Input Tax Credit: According to Section 16 (1) of CGST Act, 2017: Every registered person shall, subject to such conditions and restrictions as may be prescribed and in the manner specified in section 49, be entitled to take credit of input tax charged on any supply of goods or services or both to him which are used or intended to be used in the course or furtherance of his business and the said amount shall be credited to the electronic credit ledger of such person.

New Rule Background:

In an effort to curb the menace of fake invoices and boost tax collections, the government has limited the input tax credit (ITC) to be availed by Assesse under Goods and Services Tax (GST) , in case the details have not been uploaded by the supplier.

Notification No. 49/2019 – Central Tax dated 9th October, 2019

In the said rules, in rule 36, after sub-rule (3), the following sub-rule shall be inserted, namely:-

“(4) Input tax credit to be availed by a registered person in respect of invoices or debit notes, the details of which have not been uploaded by the suppliers under sub-section (1) of section 37, shall not exceed 20 per cent. of the eligible credit available in respect of invoices or debit notes the details of which have been uploaded by the suppliers under sub-section (1) of section 37.”

Hence, the above inserted sub-rule provides that the availment of ITC with respect to the invoices or debit notes not uploaded by the supplier cannot exceed 20% of the eligible credit in respect of invoices or debit notes which have been uploaded.

As an example, eligible ITC with respect to the invoices uploaded by the vendors is Rs. 10000. Actual eligible ITC based on the invoices received is Rs. 15000. The sub-rule provides that ITC of only Rs. 2000 (20% of Rs. 10000) can be claimed additionally.
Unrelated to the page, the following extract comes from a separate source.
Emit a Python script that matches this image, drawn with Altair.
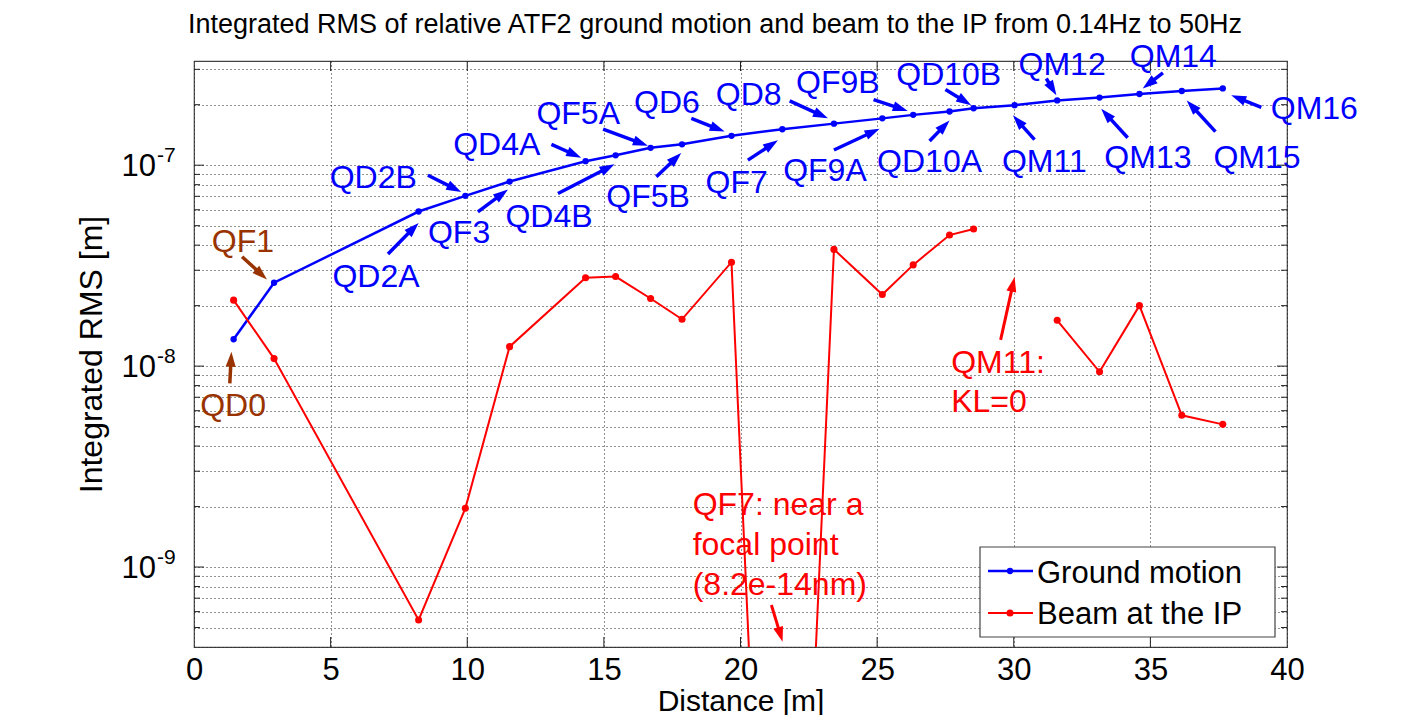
import math
import altair as alt
import pandas as pd

# ---------------- data ----------------
magnets = ["QD0", "QF1", "QD2A", "QD2B", "QF3", "QD4A", "QD4B", "QF5A", "QF5B", "QD6",
           "QF7", "QD8", "QF9A", "QF9B", "QD10A", "QD10B", "QM11", "QM12", "QM13",
           "QM14", "QM15", "QM16"]
distance = [1.45, 2.93, 8.22, 9.93, 11.55, 14.33, 15.43, 16.71, 17.86, 19.67,
            21.53, 23.42, 25.19, 26.32, 27.65, 28.53, 30.03, 31.59, 33.14,
            34.60, 36.15, 37.65]
ground_motion = [1.36e-8, 2.60e-8, 5.88e-8, 7.04e-8, 8.29e-8, 1.047e-7, 1.12e-7, 1.22e-7,
                 1.27e-7, 1.40e-7, 1.51e-7, 1.61e-7, 1.71e-7, 1.78e-7, 1.85e-7, 1.92e-7,
                 1.99e-7, 2.10e-7, 2.17e-7, 2.26e-7, 2.34e-7, 2.41e-7]
beam_ip = [2.13e-8, 1.09e-8, 5.45e-10, 1.96e-9, 1.25e-8, 2.75e-8, 2.79e-8, 2.17e-8,
           1.71e-8, 3.29e-8, 8.2e-14, 3.81e-8, 2.27e-8, 3.19e-8, 4.49e-8, 4.81e-8,
           None, 1.69e-8, 9.37e-9, 2.00e-8, 5.69e-9, 5.13e-9]

# magnet labels: text, label centre (distance, value at baseline), arrow tail, arrow head
label_text = ["QD0", "QF1", "QD2A", "QD2B", "QF3", "QD4A", "QD4B", "QF5A", "QF5B", "QD6",
              "QF7", "QD8", "QF9A", "QF9B", "QD10A", "QD10B", "QM11", "QM12", "QM13",
              "QM14", "QM15", "QM16"]
label_x = [1.43, 1.79, 6.66, 6.56, 9.70, 11.08, 12.99, 14.06, 16.62, 17.31, 19.86, 20.30,
           23.09, 23.56, 26.92, 27.62, 31.12, 31.77, 34.91, 35.84, 38.90, 41.00]
label_y = [5.64e-9, 3.7e-8, 2.47e-8, 7.66e-8, 4.10e-8, 1.12e-7, 4.93e-8, 1.61e-7, 6.21e-8,
           1.81e-7, 7.28e-8, 1.99e-7, 8.32e-8, 2.28e-7, 9.27e-8, 2.50e-7, 9.27e-8, 2.82e-7,
           9.63e-8, 3.08e-7, 9.63e-8, 1.69e-7]
tail_x = [1.31, 1.76, 7.10, 8.56, 10.39, 13.08, 13.32, 14.97, 16.92, 18.20, 20.27, 21.80,
          23.42, 24.87, 26.92, 27.50, 30.76, 31.19, 34.17, 35.46, 37.38, 39.06]
tail_y = [8.2e-9, 3.5e-8, 3.61e-8, 8.91e-8, 5.86e-8, 1.27e-7, 7.23e-8, 1.51e-7, 8.75e-8,
          1.71e-7, 1.06e-7, 2.09e-7, 1.19e-7, 2.12e-7, 1.32e-7, 2.38e-7, 1.34e-7, 2.70e-7,
          1.37e-7, 2.88e-7, 1.47e-7, 1.94e-7]
head_x = [1.37, 2.67, 8.22, 9.78, 11.49, 14.17, 15.39, 16.61, 17.83, 19.42, 21.37, 23.20,
          25.09, 26.12, 27.65, 28.44, 29.97, 31.56, 33.20, 34.72, 36.33, 37.96]
head_y = [1.18e-8, 2.70e-8, 5.16e-8, 7.36e-8, 7.57e-8, 1.09e-7, 1.01e-7, 1.25e-7, 1.15e-7,
          1.47e-7, 1.33e-7, 1.71e-7, 1.52e-7, 1.86e-7, 1.67e-7, 1.99e-7, 1.77e-7, 2.23e-7,
          1.91e-7, 2.41e-7, 2.10e-7, 2.23e-7]
label_color = ["#993300", "#993300"] + ["#0000FF"] * 20

# red notes
note_text = ["QF7: near a", "focal point", "(8.2e-14nm)", "QM11:", "KL=0"]
note_x = [18.25, 18.25, 18.25, 27.71, 27.71]
note_y = [1.82e-9, 1.15e-9, 7.26e-10, 9.23e-9, 5.93e-9]
note_tail_x = [21.13, 29.52]
note_tail_y = [6.47e-10, 1.35e-8]
note_head_x = [21.54, 30.03]
note_head_y = [4.25e-10, 2.78e-8]

x_ticks = [0, 5, 10, 15, 20, 25, 30, 35, 40]
decades = [1e-9, 1e-8, 1e-7]
decade_sup = ["-9", "-8", "-7"]
TITLE = "Integrated RMS of relative ATF2 ground motion and beam to the IP from 0.14Hz to 50Hz"

# ---------------- geometry / styles ----------------
W, H = 1093, 586
XMIN, XMAX = 0, 40
YMIN, YMAX = 4e-10, 3.3e-7
FONT = "Liberation Sans"
BLUE, RED = "#0000FF", "#FF0000"
ARROW = "M0,0L-0.5,1.5L0.5,1.5Z"

LMAX, LMIN = math.log10(YMAX), math.log10(YMIN)


def to_px(d, v):
    return (d - XMIN) / (XMAX - XMIN) * W, (LMAX - math.log10(v)) / (LMAX - LMIN) * H


def to_data(px, py):
    return XMIN + px / W * (XMAX - XMIN), 10 ** (LMAX - py / H * (LMAX - LMIN))


def arrow_rows(tx, ty, hx, hy, color, width):
    rows = []
    for a, b, c, d in zip(tx, ty, hx, hy):
        p0 = to_px(a, b)
        p1 = to_px(c, d)
        dx, dy = p1[0] - p0[0], p1[1] - p0[1]
        n = math.hypot(dx, dy)
        ex, ey = to_data(p1[0] - dx / n * 9, p1[1] - dy / n * 9)
        ang = math.degrees(math.atan2(dx, -dy)) % 360
        rows.append(dict(x=a, y=b, x2=ex, y2=ey, hx=c, hy=d, angle=ang, color=color, w=width))
    return rows


xs = alt.Scale(domain=[XMIN, XMAX], nice=False, zero=False)
ys = alt.Scale(type="log", domain=[YMIN, YMAX], nice=False)

ygrid = [m * 10.0 ** e for e in (-10, -9, -8, -7) for m in range(1, 10)
         if YMIN * 0.999 <= m * 10.0 ** e <= YMAX]
minor = [v for v in ygrid if all(abs(v - d) / d > 1e-6 for d in decades) and v > YMIN * 1.01]

xaxis = alt.Axis(values=x_ticks, grid=True, gridDash=[1, 3], gridColor="#222", gridWidth=1,
                 domain=False, ticks=False, labelFontSize=31, labelFont=FONT,
                 labelColor="black", labelPadding=8, labelFlush=False,
                 title="Distance [m]", titleFont=FONT, titleFontSize=30,
                 titleFontWeight="normal", titleColor="black",
                 titleBaseline="alphabetic", titleY=63, titleX=W / 2)
yaxis = alt.Axis(values=ygrid, grid=True, gridDash=[1, 3], gridColor="#222", gridWidth=1,
                 domain=False, ticks=False, labels=False,
                 title="Integrated RMS [m]", titleFont=FONT, titleFontSize=32,
                 titleFontWeight="normal", titleColor="black", titleAngle=-90,
                 titleBaseline="alphabetic", titleX=-93, titleY=H / 2, titleAlign="center")

df = pd.DataFrame({"magnet": magnets, "distance": distance, "gm": ground_motion,
                   "beam": beam_ip})
seg = []
s = 1
for v in beam_ip:
    if v is None:
        s += 1
    seg.append(s)
df["seg"] = seg
beam_df = df[df["beam"].notna()].copy()


def X(f):
    return alt.X(f, type="quantitative", scale=xs, axis=xaxis)


def Y(f):
    return alt.Y(f, type="quantitative", scale=ys, axis=yaxis)


gm_line = alt.Chart(df).mark_line(color=BLUE, strokeWidth=2.5, clip=True).encode(
    x=X("distance"), y=Y("gm"))
gm_pts = alt.Chart(df).mark_point(color=BLUE, filled=True, size=40, opacity=1,
                                  clip=True).encode(x=X("distance"), y=Y("gm"))
bm_line = alt.Chart(beam_df).mark_line(color=RED, strokeWidth=2, clip=True).encode(
    x=X("distance"), y=Y("beam"), detail="seg:N")
bm_pts = alt.Chart(beam_df).mark_point(color=RED, filled=True, size=50, opacity=1,
                                       clip=True).encode(x=X("distance"), y=Y("beam"))

lab_df = pd.DataFrame({"text": label_text, "x": label_x, "y": label_y, "color": label_color})
labels = alt.Chart(lab_df).mark_text(font=FONT, fontSize=32, align="center",
                                     baseline="alphabetic").encode(
    x=X("x"), y=Y("y"), text="text:N", color=alt.Color("color:N", scale=None))

note_df = pd.DataFrame({"text": note_text, "x": note_x, "y": note_y})
notes = alt.Chart(note_df).mark_text(font=FONT, fontSize=32, align="left",
                                     baseline="alphabetic", color=RED).encode(
    x=X("x"), y=Y("y"), text="text:N")

rows = []
for i in range(len(label_text)):
    rows += arrow_rows([tail_x[i]], [tail_y[i]], [head_x[i]], [head_y[i]],
                       label_color[i], 3.5)
rows += arrow_rows(note_tail_x, note_tail_y, note_head_x, note_head_y, RED, 3)
arr_df = pd.DataFrame(rows)
arr_lines = alt.Chart(arr_df).mark_rule().encode(
    x=X("x"), y=Y("y"), x2="x2:Q", y2="y2:Q",
    color=alt.Color("color:N", scale=None), strokeWidth=alt.StrokeWidth("w:Q", scale=None))
arr_heads = alt.Chart(arr_df).mark_point(shape=ARROW, filled=True, size=400, opacity=1,
                                         strokeWidth=0).encode(
    x=X("hx"), y=Y("hy"), angle=alt.Angle("angle:Q", scale=None),
    color=alt.Color("color:N", scale=None))

# inward ticks (MATLAB box style)
maj_df = pd.DataFrame({"v": decades})
min_df = pd.DataFrame({"v": minor})
xt_df = pd.DataFrame({"d": x_ticks[1:-1]})
tick_layers = [
    alt.Chart(maj_df).mark_rule(color="#222").encode(y=Y("v"), x=alt.value(0), x2=alt.value(10)),
    alt.Chart(maj_df).mark_rule(color="#222").encode(y=Y("v"), x=alt.value(W), x2=alt.value(W - 10)),
    alt.Chart(min_df).mark_rule(color="#222").encode(y=Y("v"), x=alt.value(0), x2=alt.value(6)),
    alt.Chart(min_df).mark_rule(color="#222").encode(y=Y("v"), x=alt.value(W), x2=alt.value(W - 6)),
    alt.Chart(xt_df).mark_rule(color="#222").encode(x=X("d"), y=alt.value(H), y2=alt.value(H - 10)),
    alt.Chart(xt_df).mark_rule(color="#222").encode(x=X("d"), y=alt.value(0), y2=alt.value(10)),
]

# y tick labels "10" with superscript exponent
dec_df = pd.DataFrame({"v": decades, "sup": decade_sup})
ylab = alt.Chart(dec_df).mark_text(font=FONT, fontSize=31, align="right", baseline="middle",
                                   dy=2, color="black").encode(
    y=Y("v"), x=alt.value(-38), text=alt.value("10"))
ysup = alt.Chart(dec_df).mark_text(font=FONT, fontSize=21, align="left",
                                   baseline="alphabetic", dy=-3, color="black").encode(
    y=Y("v"), x=alt.value(-37), text="sup:N")

# chart title (placed as text so that its position is exact)
one = pd.DataFrame({"k": [0]})
title_mark = alt.Chart(one).mark_text(font=FONT, fontSize=27, align="center",
                                      baseline="alphabetic", color="black").encode(
    x=alt.value(521), y=alt.value(-28), text=alt.value(TITLE))

# legend box
LX0, LX1, LY0, LY1 = 786, 1081, 486, 576
legend = [
    alt.Chart(one).mark_rect(fill="white", stroke="#444", strokeWidth=1.2).encode(
        x=alt.value(LX0), x2=alt.value(LX1), y=alt.value(LY0), y2=alt.value(LY1)),
    alt.Chart(one).mark_rule(color=BLUE, strokeWidth=2.5).encode(
        x=alt.value(LX0 + 8), x2=alt.value(LX0 + 53), y=alt.value(LY0 + 24)),
    alt.Chart(one).mark_point(color=BLUE, filled=True, size=40, opacity=1).encode(
        x=alt.value(LX0 + 30), y=alt.value(LY0 + 24)),
    alt.Chart(one).mark_text(font=FONT, fontSize=31, align="left", baseline="alphabetic",
                             color="black").encode(
        x=alt.value(LX0 + 57), y=alt.value(LY0 + 36), text=alt.value("Ground motion")),
    alt.Chart(one).mark_rule(color=RED, strokeWidth=2).encode(
        x=alt.value(LX0 + 8), x2=alt.value(LX0 + 53), y=alt.value(LY0 + 66)),
    alt.Chart(one).mark_point(color=RED, filled=True, size=50, opacity=1).encode(
        x=alt.value(LX0 + 30), y=alt.value(LY0 + 66)),
    alt.Chart(one).mark_text(font=FONT, fontSize=31, align="left", baseline="alphabetic",
                             color="black").encode(
        x=alt.value(LX0 + 57), y=alt.value(LY0 + 77), text=alt.value("Beam at the IP")),
]

chart = alt.layer(
    gm_line, bm_line, gm_pts, bm_pts, arr_lines, arr_heads, labels, notes,
    *tick_layers, ylab, ysup, title_mark, *legend
).properties(
    width=W, height=H,
    padding={"left": 186, "top": 53, "right": 110, "bottom": 68},
    autosize=alt.AutoSizeParams(type="none"),
).configure_view(stroke="#444", strokeWidth=1.2)

chart.save("out.html", embed_options={"renderer": "svg", "actions": False})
Hence total ITC which can be claimed would be Rs. 12000 and not Rs. 15000.

Major concern arising out of this amendment is that A dealer who intends to avail ITC will suffer a loss of 80% of ITC (credit being restricted to 20%), if the supplier does not upload the invoices. Non-uploading of invoices by the supplier may result in the mismatch between GSTR 2A and GSTR-1/GSTR 3B would result 80% loss of ITC. It will adversely impact the working capital requirements and also the bottom line of business.
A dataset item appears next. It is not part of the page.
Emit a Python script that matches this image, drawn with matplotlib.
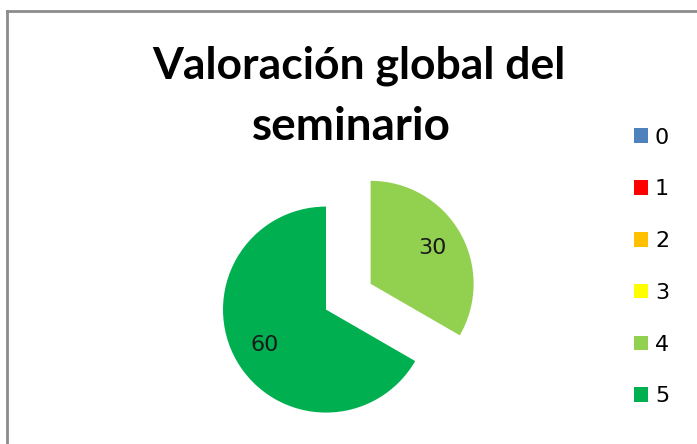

This amendment requires a taxpayer availing input tax credit to do GSTR 2A reconciliation on a monthly basis and intimate the supplier to upload/correct invoices in his GSTR-1 on a monthly basis. In other words, all-out efforts should be made by the purchaser to force the supplier to upload the invoices issued by him.

Conclusion:

Prior to this notification, irrespective of the credit as reflected in GSTR 2A, credit was being claimed by the purchaser without any restriction, subject to fulfilment of other conditions. Now this credit has been restricted. This Notification requires regular monthly reconciliation of input tax credit with vendor reporting. It will increase in the compliance burden of an Assesse.

Needless to say that, the new Rule will have a heavy impact on cash flow of taxpayers due to less amount of total credit available to the taxpayers as compared to the period prior to this notification.